__Written instruction__
Begin with the line containing "Clone this chart in matplotlib." and end with the line containing "YEAR_SPANS = [(0, 5), (6, 17), (18, 29)]". Give those lines again exactly, leaving out the images.

═════ Items ═════

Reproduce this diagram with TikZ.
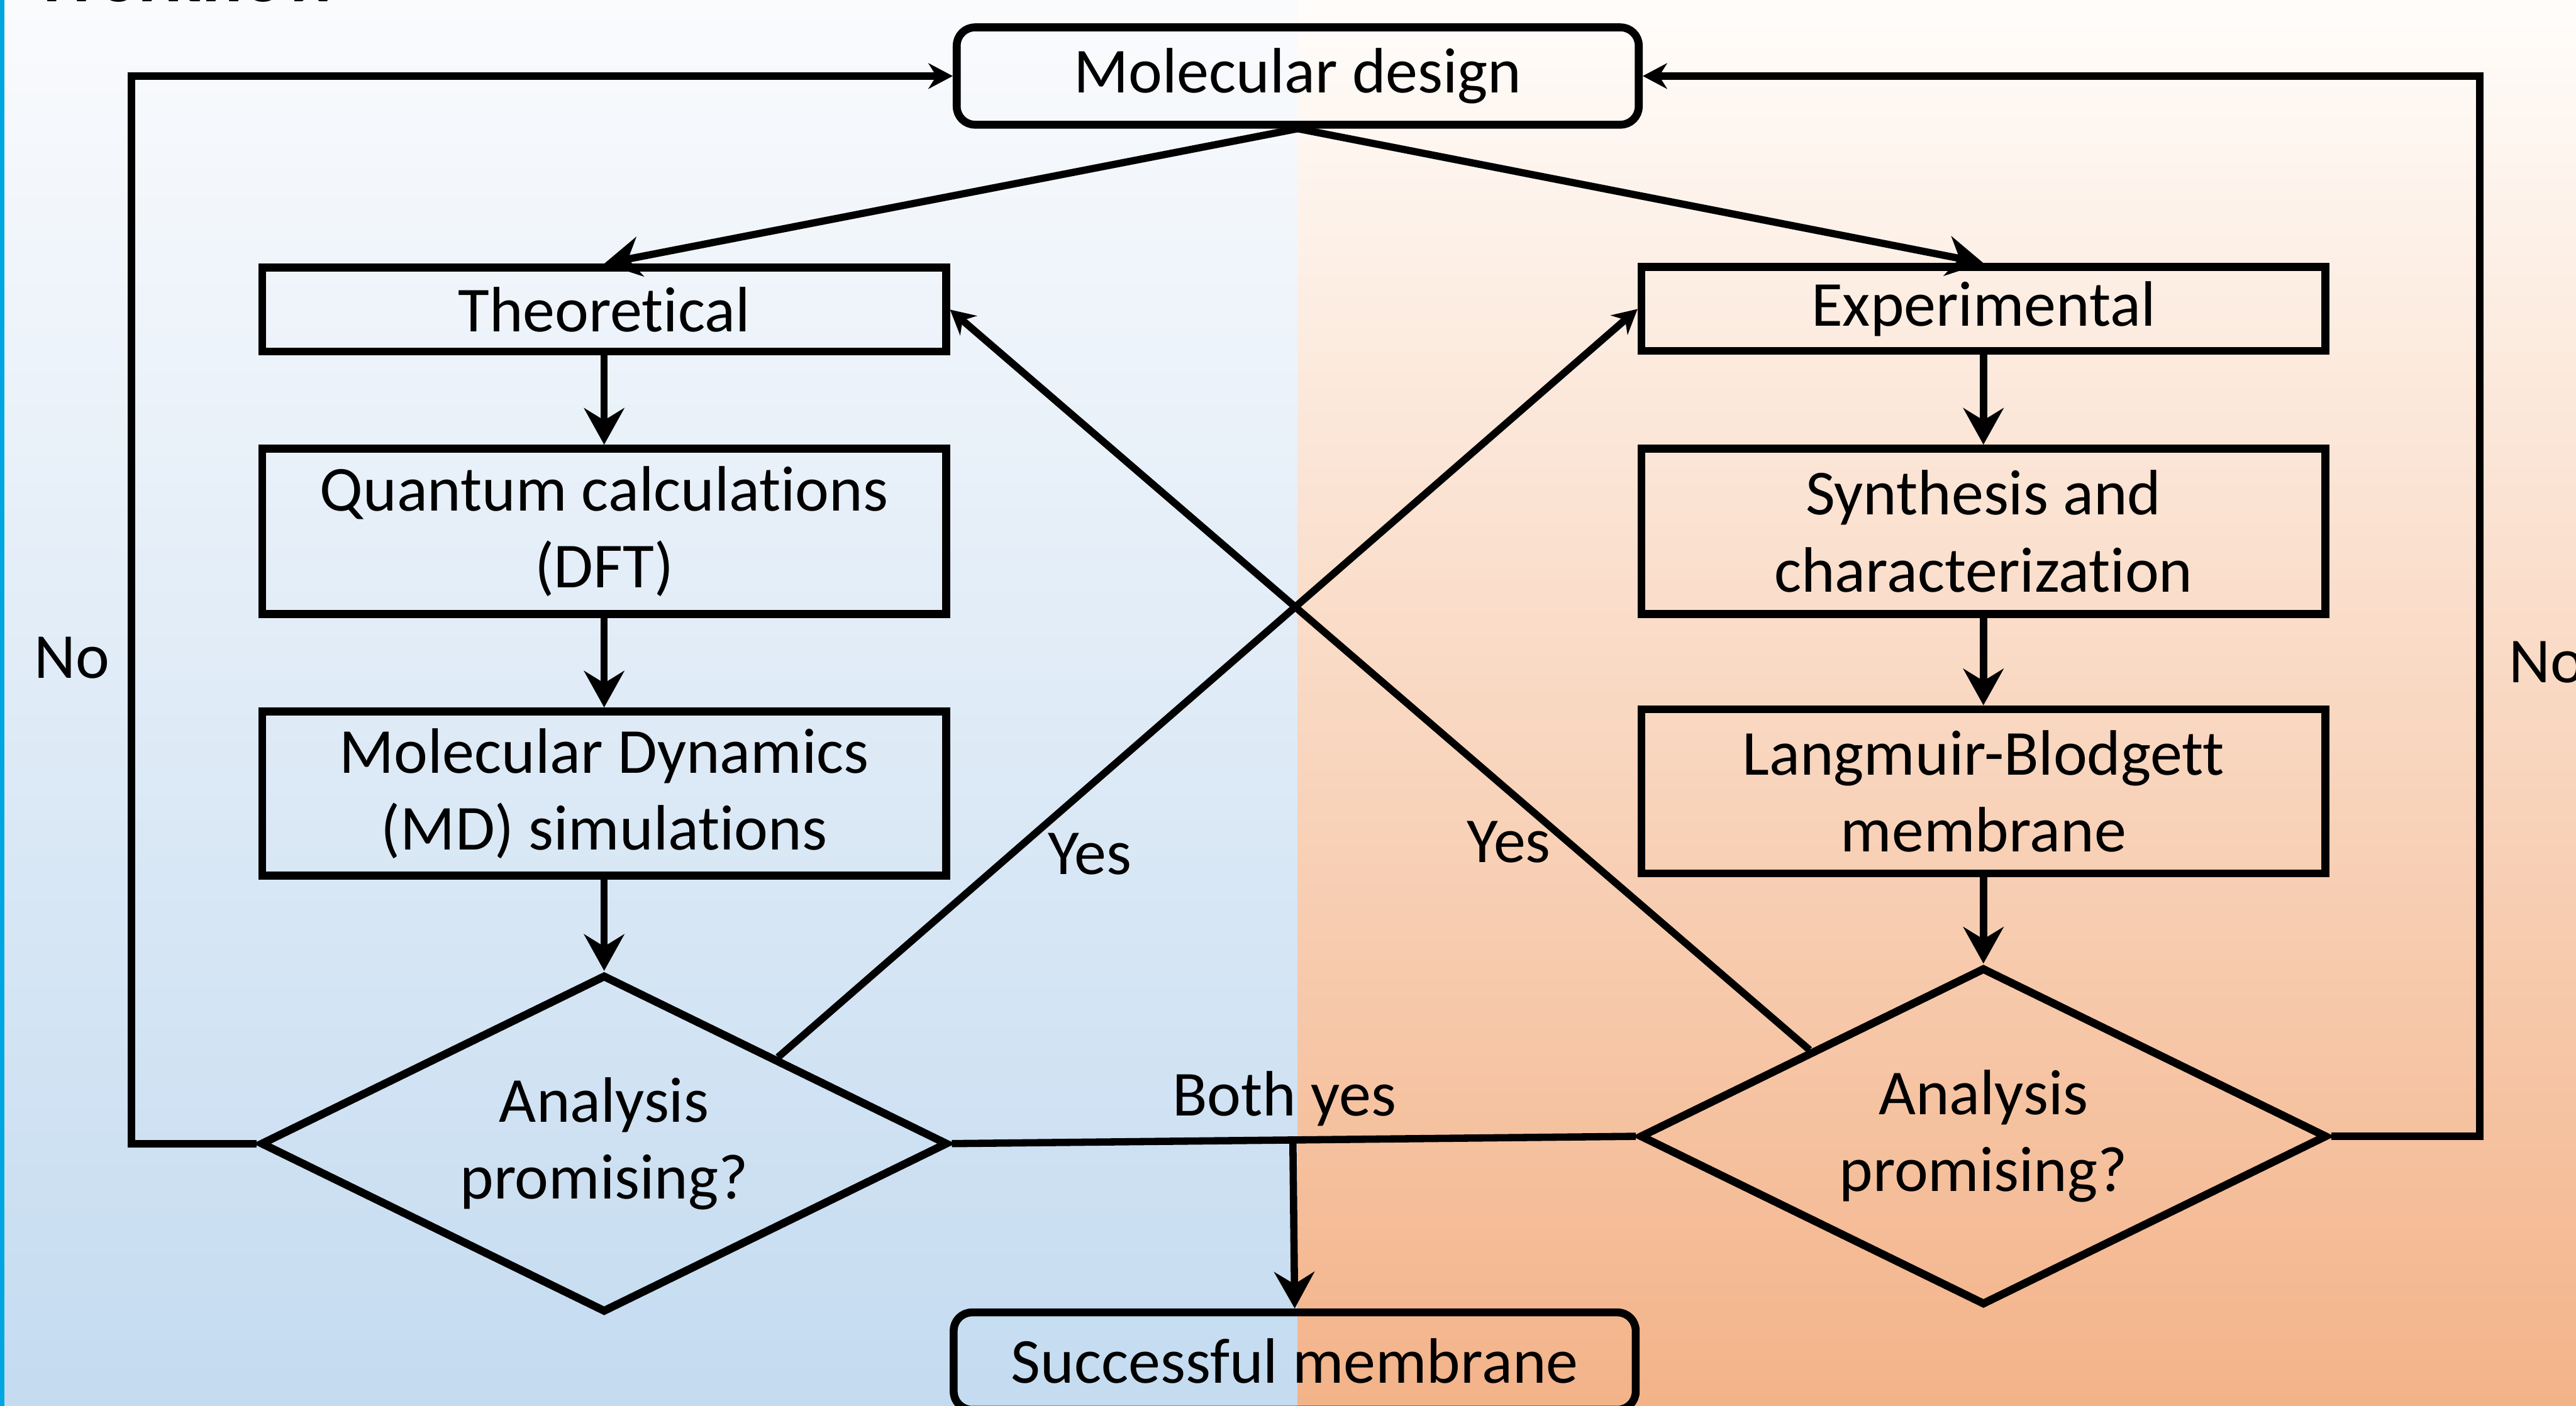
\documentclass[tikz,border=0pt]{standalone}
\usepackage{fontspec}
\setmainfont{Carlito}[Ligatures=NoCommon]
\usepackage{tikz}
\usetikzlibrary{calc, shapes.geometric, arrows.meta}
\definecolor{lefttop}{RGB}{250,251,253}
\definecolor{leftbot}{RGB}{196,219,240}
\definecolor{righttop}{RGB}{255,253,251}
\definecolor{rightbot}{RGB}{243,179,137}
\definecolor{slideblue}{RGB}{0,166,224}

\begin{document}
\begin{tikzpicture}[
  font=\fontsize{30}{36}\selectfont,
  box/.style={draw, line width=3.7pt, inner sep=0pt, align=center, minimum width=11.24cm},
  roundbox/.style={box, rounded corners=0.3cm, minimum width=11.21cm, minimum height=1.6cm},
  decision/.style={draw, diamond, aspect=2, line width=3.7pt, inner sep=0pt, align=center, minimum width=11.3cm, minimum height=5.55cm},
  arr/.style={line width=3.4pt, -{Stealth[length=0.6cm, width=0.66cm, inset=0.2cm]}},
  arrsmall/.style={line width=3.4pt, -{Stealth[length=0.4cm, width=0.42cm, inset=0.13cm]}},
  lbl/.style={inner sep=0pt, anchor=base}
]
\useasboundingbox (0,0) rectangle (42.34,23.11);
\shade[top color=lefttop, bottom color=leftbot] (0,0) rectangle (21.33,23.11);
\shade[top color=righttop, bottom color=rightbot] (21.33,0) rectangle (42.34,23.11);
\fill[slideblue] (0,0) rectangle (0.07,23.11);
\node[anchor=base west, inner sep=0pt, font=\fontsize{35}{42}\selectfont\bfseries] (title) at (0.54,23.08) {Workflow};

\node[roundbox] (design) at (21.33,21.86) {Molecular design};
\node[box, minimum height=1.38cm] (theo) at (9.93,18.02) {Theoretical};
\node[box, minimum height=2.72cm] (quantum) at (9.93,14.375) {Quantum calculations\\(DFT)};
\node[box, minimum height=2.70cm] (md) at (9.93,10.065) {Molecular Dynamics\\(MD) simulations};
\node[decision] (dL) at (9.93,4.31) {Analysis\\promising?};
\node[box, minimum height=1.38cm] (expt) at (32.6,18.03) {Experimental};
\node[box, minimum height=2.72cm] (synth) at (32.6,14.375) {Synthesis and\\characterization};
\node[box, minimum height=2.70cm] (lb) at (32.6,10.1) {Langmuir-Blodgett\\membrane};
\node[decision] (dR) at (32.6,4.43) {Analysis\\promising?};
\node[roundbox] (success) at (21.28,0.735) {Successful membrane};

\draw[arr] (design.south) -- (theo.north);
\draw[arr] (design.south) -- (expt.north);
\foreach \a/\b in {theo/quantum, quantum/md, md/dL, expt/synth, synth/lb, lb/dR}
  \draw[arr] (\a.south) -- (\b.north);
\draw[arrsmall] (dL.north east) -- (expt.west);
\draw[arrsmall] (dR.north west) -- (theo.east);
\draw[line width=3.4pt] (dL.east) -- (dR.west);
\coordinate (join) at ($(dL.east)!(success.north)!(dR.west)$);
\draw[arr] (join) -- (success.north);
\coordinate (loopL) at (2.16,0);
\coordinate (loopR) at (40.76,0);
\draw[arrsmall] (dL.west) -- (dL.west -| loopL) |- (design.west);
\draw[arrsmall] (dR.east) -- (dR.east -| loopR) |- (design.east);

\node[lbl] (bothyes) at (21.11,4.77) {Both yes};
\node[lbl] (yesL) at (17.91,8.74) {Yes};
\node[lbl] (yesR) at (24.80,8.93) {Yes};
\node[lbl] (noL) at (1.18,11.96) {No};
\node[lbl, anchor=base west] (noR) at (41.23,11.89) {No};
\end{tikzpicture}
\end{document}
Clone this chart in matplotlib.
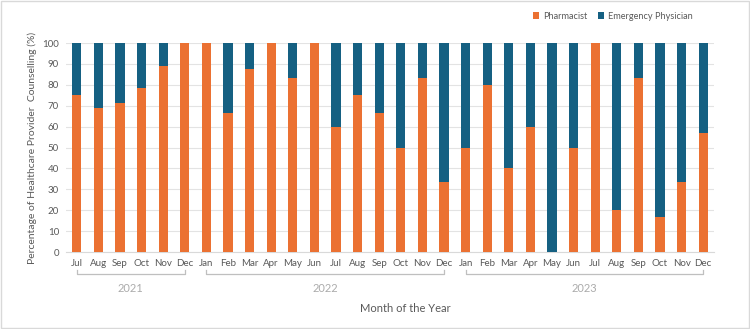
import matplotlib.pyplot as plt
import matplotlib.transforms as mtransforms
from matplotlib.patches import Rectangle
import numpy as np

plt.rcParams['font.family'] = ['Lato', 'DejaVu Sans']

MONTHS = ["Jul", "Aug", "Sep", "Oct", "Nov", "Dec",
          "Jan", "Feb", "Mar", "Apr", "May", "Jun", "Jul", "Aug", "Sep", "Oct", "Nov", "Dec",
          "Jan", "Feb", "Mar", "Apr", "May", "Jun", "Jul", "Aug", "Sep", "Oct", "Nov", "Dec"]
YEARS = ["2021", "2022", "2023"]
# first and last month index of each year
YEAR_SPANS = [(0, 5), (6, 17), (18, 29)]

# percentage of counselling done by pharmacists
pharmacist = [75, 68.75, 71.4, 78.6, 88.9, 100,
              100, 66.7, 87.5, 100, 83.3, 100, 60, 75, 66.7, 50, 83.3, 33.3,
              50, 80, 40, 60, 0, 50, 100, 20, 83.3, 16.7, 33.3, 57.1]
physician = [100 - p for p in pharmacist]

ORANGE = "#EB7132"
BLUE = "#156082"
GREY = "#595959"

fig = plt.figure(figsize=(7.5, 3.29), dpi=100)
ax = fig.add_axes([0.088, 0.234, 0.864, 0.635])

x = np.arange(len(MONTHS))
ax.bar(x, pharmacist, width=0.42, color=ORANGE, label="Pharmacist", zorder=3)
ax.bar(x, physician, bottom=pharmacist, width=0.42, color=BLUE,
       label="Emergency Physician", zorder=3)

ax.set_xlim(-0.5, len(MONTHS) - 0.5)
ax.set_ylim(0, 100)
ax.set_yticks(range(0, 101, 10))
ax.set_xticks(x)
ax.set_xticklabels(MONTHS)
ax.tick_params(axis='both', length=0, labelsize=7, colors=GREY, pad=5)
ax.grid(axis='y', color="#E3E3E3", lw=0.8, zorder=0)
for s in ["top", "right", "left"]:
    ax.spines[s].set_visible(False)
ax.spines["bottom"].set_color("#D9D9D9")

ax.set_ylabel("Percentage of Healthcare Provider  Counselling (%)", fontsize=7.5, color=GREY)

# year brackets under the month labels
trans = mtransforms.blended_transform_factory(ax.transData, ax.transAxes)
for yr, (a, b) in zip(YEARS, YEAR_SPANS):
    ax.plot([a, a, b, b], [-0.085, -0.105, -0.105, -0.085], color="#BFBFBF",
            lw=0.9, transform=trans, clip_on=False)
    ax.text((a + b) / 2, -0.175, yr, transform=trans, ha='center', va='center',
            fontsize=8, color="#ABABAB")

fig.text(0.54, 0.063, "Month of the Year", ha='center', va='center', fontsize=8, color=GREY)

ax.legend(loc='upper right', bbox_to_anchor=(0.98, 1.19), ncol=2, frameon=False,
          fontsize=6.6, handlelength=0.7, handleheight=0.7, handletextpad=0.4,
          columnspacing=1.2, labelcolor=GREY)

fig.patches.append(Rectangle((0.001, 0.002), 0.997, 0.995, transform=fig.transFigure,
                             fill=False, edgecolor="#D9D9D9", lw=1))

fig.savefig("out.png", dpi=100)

═════

__Output for this exercise__
Clone this chart in matplotlib.
import matplotlib.pyplot as plt
import matplotlib.transforms as mtransforms
from matplotlib.patches import Rectangle
import numpy as np

plt.rcParams['font.family'] = ['Lato', 'DejaVu Sans']

MONTHS = ["Jul", "Aug", "Sep", "Oct", "Nov", "Dec",
          "Jan", "Feb", "Mar", "Apr", "May", "Jun", "Jul", "Aug", "Sep", "Oct", "Nov", "Dec",
          "Jan", "Feb", "Mar", "Apr", "May", "Jun", "Jul", "Aug", "Sep", "Oct", "Nov", "Dec"]
YEARS = ["2021", "2022", "2023"]
# first and last month index of each year
YEAR_SPANS = [(0, 5), (6, 17), (18, 29)]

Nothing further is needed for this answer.